WHAT IS NEEDED -
Copy out each line of the material in which the word "this" appears.
#### RECORD EXTRACTS
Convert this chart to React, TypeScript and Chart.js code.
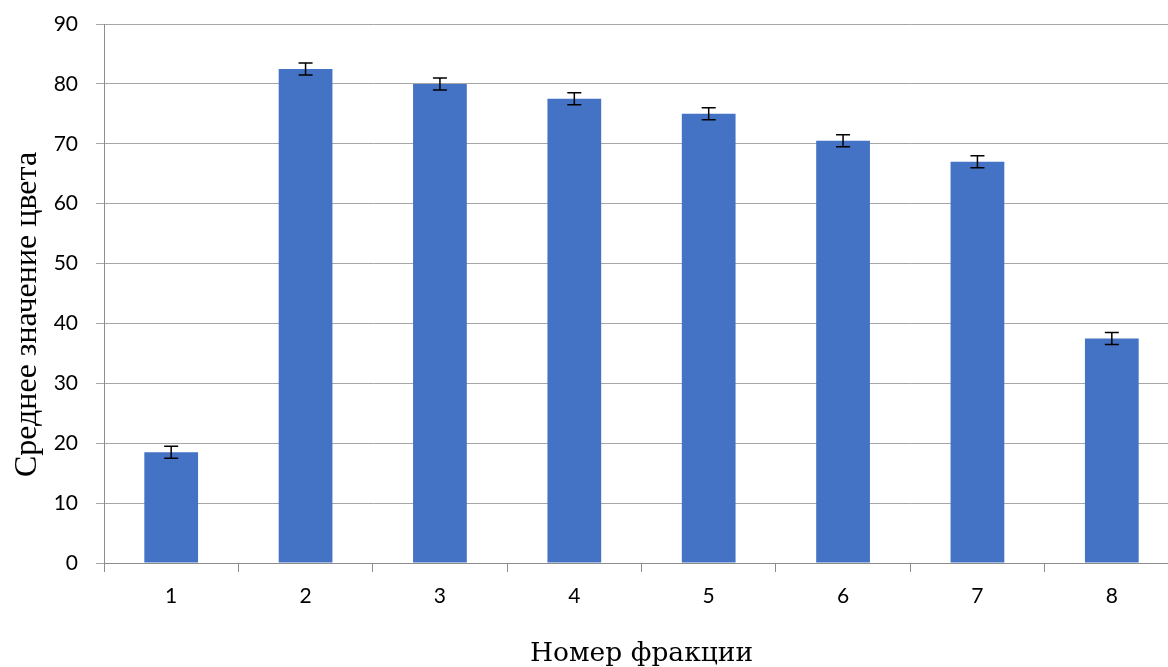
import React, { useEffect, useRef } from "react";
import { Chart, registerables } from "chart.js";

Chart.register(...registerables);

const categories = ["1", "2", "3", "4", "5", "6", "7", "8"];
const meanValues = [18.5, 82.5, 80, 77.5, 75, 70.5, 67, 37.5];
const errorValues = [1, 1, 1, 1, 1, 1, 1, 1];
const yTicks = [0, 10, 20, 30, 40, 50, 60, 70, 80, 90];
const xTitle = "Номер фракции";
const yTitle = "Среднее значение цвета";

const errorBarPlugin = {
  id: "errorBars",
  afterDatasetsDraw(chart: any) {
    const ctx = chart.ctx;
    const xs = chart.scales.x;
    const ys = chart.scales.y;
    ctx.save();
    ctx.strokeStyle = "#000000";
    ctx.lineWidth = 1.5;
    meanValues.forEach((v, i) => {
      const x = xs.getPixelForValue(i);
      const yTop = ys.getPixelForValue(v + errorValues[i]);
      const yBot = ys.getPixelForValue(v - errorValues[i]);
      const cap = 7;
      ctx.beginPath();
      ctx.moveTo(x, yTop);
      ctx.lineTo(x, yBot);
      ctx.moveTo(x - cap, yTop);
      ctx.lineTo(x + cap, yTop);
      ctx.moveTo(x - cap, yBot);
      ctx.lineTo(x + cap, yBot);
      ctx.stroke();
    });
    ctx.restore();
  },
};

const yTitlePlugin = {
  id: "yTitleText",
  afterDraw(chart: any) {
    const ctx = chart.ctx;
    const area = chart.chartArea;
    ctx.save();
    ctx.translate(28, (area.top + area.bottom) / 2 + 21);
    ctx.rotate(-Math.PI / 2);
    ctx.font = "32px 'Liberation Serif', serif";
    ctx.fillStyle = "#000000";
    ctx.textAlign = "center";
    ctx.textBaseline = "middle";
    ctx.fillText(yTitle, 0, 0);
    ctx.restore();
  },
};

export default function App() {
  const ref = useRef<HTMLCanvasElement | null>(null);
  useEffect(() => {
    document.body.style.margin = "0";
    document.body.style.overflow = "hidden";
    const chart = new Chart(ref.current as HTMLCanvasElement, {
      type: "bar",
      data: {
        labels: categories,
        datasets: [
          {
            data: meanValues,
            backgroundColor: "#4472C4",
            borderWidth: 0,
            categoryPercentage: 1,
            barPercentage: 0.4,
          },
        ],
      },
      options: {
        animation: false,
        responsive: false,
        devicePixelRatio: 1,
        layout: { padding: { top: 24, right: 1, left: 0, bottom: 0 } },
        plugins: {
          legend: { display: false },
          tooltip: { enabled: false },
        },
        scales: {
          x: {
            offset: true,
            grid: {
              offset: true,
              drawOnChartArea: false,
              drawTicks: true,
              tickLength: 9,
              color: "#8c8c8c",
            },
            border: { color: "#8c8c8c", width: 1 },
            ticks: {
              color: "#000000",
              padding: 12,
              font: { family: "Lato, 'Open Sans', sans-serif", size: 21 },
            },
            title: {
              display: true,
              text: xTitle,
              color: "#000000",
              padding: { top: 0, bottom: 0 },
              font: { family: "'DejaVu Serif', serif", size: 26.5, lineHeight: 1 },
            },
            afterFit(scale: any) {
              scale.height = 104;
              scale.paddingLeft = 0;
              scale.paddingRight = 0;
            },
          },
          y: {
            min: 0,
            max: 90,
            afterBuildTicks(scale: any) {
              scale.ticks = yTicks.map((v) => ({ value: v }));
            },
            grid: {
              color: "#a6a6a6",
              lineWidth: 1,
              drawTicks: true,
              tickLength: 8,
            },
            border: { color: "#8c8c8c", width: 1 },
            ticks: {
              color: "#000000",
              padding: 18,
              font: { family: "Lato, 'Open Sans', sans-serif", size: 21 },
            },
            title: { display: false },
            afterFit(scale: any) {
              scale.width = 104;
              scale.paddingTop = 0;
              scale.paddingBottom = 0;
            },
          },
        },
      },
      plugins: [errorBarPlugin, yTitlePlugin],
    });
    return () => chart.destroy();
  }, []);
  return (
    <div
      style={{
        position: "fixed",
        left: 0,
        top: 0,
        width: 1168,
        height: 667,
        overflow: "hidden",
        background: "#ffffff",
      }}
    >
      <canvas ref={ref} width={1180} height={667} style={{ display: "block" }} />
    </div>
  );
}
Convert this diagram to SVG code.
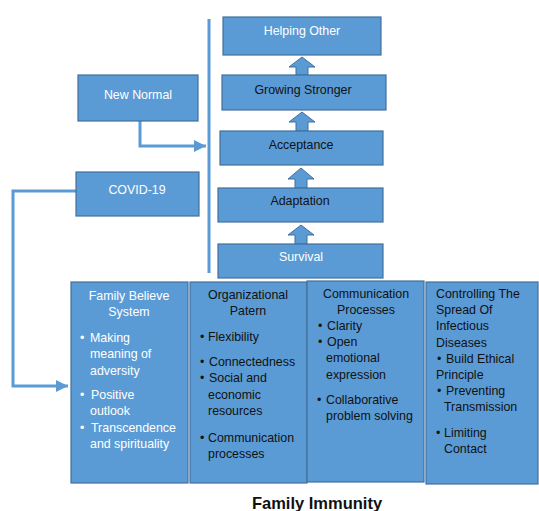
<svg xmlns="http://www.w3.org/2000/svg" width="539" height="511" viewBox="0 0 539 511">
<defs>
<style>
.box{fill:#5B9BD5;stroke:#41719C;stroke-width:1.2}
.t{font-family:"Liberation Sans",Arial,sans-serif;font-size:12.4px}
.w{fill:#ffffff}
.k{fill:#111111}
.c{text-anchor:middle}
.con{fill:none;stroke:#5B9BD5;stroke-width:3}
.up{fill:#5B9BD5;stroke:#41719C;stroke-width:1}
</style>
<marker id="ah" markerWidth="4" markerHeight="4" refX="4" refY="2" orient="auto" markerUnits="strokeWidth">
<path d="M0,0 L4,2 L0,4 Z" fill="#5B9BD5"/>
</marker>
</defs>
<rect width="539" height="511" fill="#ffffff"/>

<g id="connectors">
<line class="con" x1="209" y1="19" x2="209" y2="273"/>
<path class="con" d="M140,121 V146 H206" marker-end="url(#ah)"/>
<path class="con" d="M76,191 H13 V386 H68" marker-end="url(#ah)"/>
<path class="up" d="M296,75 V67 H289 L302,57 L315,67 H308 V75 Z"/>
<path class="up" d="M296,131 V122 H289 L302,112 L315,122 H308 V131 Z"/>
<path class="up" d="M295,188 V179 H288 L301,168 L314,179 H307 V188 Z"/>
<path class="up" d="M295,244 V235 H288 L301,225 L314,235 H307 V244 Z"/>
</g>

<g id="helping-other"><rect class="box" x="223" y="17" width="158" height="38"/><text class="t w c" x="302" y="34.5">Helping Other</text></g>
<g id="growing-stronger"><rect class="box" x="222" y="75" width="164" height="35"/><text class="t k c" x="303" y="93.5">Growing Stronger</text></g>
<g id="acceptance"><rect class="box" x="220" y="131" width="163" height="34"/><text class="t k c" x="301" y="148.5">Acceptance</text></g>
<g id="adaptation"><rect class="box" x="218" y="188" width="165" height="34"/><text class="t k c" x="300" y="204.5">Adaptation</text></g>
<g id="survival"><rect class="box" x="218" y="244" width="165" height="34"/><text class="t w c" x="301" y="260.5">Survival</text></g>
<g id="new-normal"><rect class="box" x="78" y="75" width="120" height="46"/><text class="t w c" x="138" y="98.5">New Normal</text></g>
<g id="covid-19"><rect class="box" x="76" y="172" width="123" height="44"/><text class="t w c" x="137" y="193.5">COVID-19</text></g>

<g id="family-believe-system">
<rect class="box" x="71" y="282" width="117" height="201"/>
<text class="t w c" x="129" y="299.5">Family Believe</text>
<text class="t w c" x="129" y="315.5">System</text>
<text class="t w"><tspan x="80" y="341.5">•</tspan><tspan x="90" y="341.5">Making</tspan><tspan x="90" y="358">meaning of</tspan><tspan x="90" y="374.5">adversity</tspan><tspan x="80" y="398.5">•</tspan><tspan x="91" y="398.5">Positive</tspan><tspan x="90" y="415">outlook</tspan><tspan x="80" y="431.5">•</tspan><tspan x="91" y="431.5">Transcendence</tspan><tspan x="90" y="447.5">and spirituality</tspan></text>
</g>

<g id="organizational-patern">
<rect class="box" x="190" y="282" width="117" height="201"/>
<text class="t k c" x="248" y="298.5">Organizational</text>
<text class="t k c" x="248" y="314.5">Patern</text>
<text class="t k"><tspan x="200" y="340.5">•</tspan><tspan x="208" y="340.5">Flexibility</tspan><tspan x="200" y="366">•</tspan><tspan x="209" y="366">Connectedness</tspan><tspan x="200" y="381.5">•</tspan><tspan x="209" y="381.5">Social and</tspan><tspan x="208" y="398.5">economic</tspan><tspan x="208" y="415">resources</tspan><tspan x="200" y="441.5">•</tspan><tspan x="208" y="441.5">Communication</tspan><tspan x="208" y="457.5">processes</tspan></text>
</g>

<g id="communication-processes">
<rect class="box" x="307" y="281" width="117" height="201"/>
<text class="t k c" x="366" y="297.5">Communication</text>
<text class="t k c" x="366" y="313.5">Processes</text>
<text class="t k"><tspan x="318" y="329.5">•</tspan><tspan x="327" y="329.5">Clarity</tspan><tspan x="318" y="345.5">•</tspan><tspan x="327" y="345.5">Open</tspan><tspan x="326" y="361.5">emotional</tspan><tspan x="326" y="378.5">expression</tspan><tspan x="317" y="403.5">•</tspan><tspan x="326" y="403.5">Collaborative</tspan><tspan x="326" y="419.5">problem solving</tspan></text>
</g>

<g id="controlling-the-spread">
<rect class="box" x="426" y="282" width="112" height="202"/>
<text class="t k"><tspan x="436" y="297.5">Controlling The</tspan><tspan x="436" y="313.5">Spread Of</tspan><tspan x="436" y="330">Infectious</tspan><tspan x="436" y="346.5">Diseases</tspan><tspan x="437" y="362.5">•</tspan><tspan x="446" y="362.5">Build Ethical</tspan><tspan x="436" y="378.5">Principle</tspan><tspan x="437" y="394.5">•</tspan><tspan x="446" y="394.5">Preventing</tspan><tspan x="444" y="411">Transmission</tspan><tspan x="436" y="436.5">•</tspan><tspan x="444" y="436.5">Limiting</tspan><tspan x="444" y="452.5">Contact</tspan></text>
</g>

<text id="title" x="317" y="509" text-anchor="middle" font-family="Liberation Sans, Arial, sans-serif" font-size="16.5" font-weight="bold" fill="#111111">Family Immunity</text>
</svg>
########
OUTPUT OF THE TASK -
Convert this chart to React, TypeScript and Chart.js code.
Convert this diagram to SVG code.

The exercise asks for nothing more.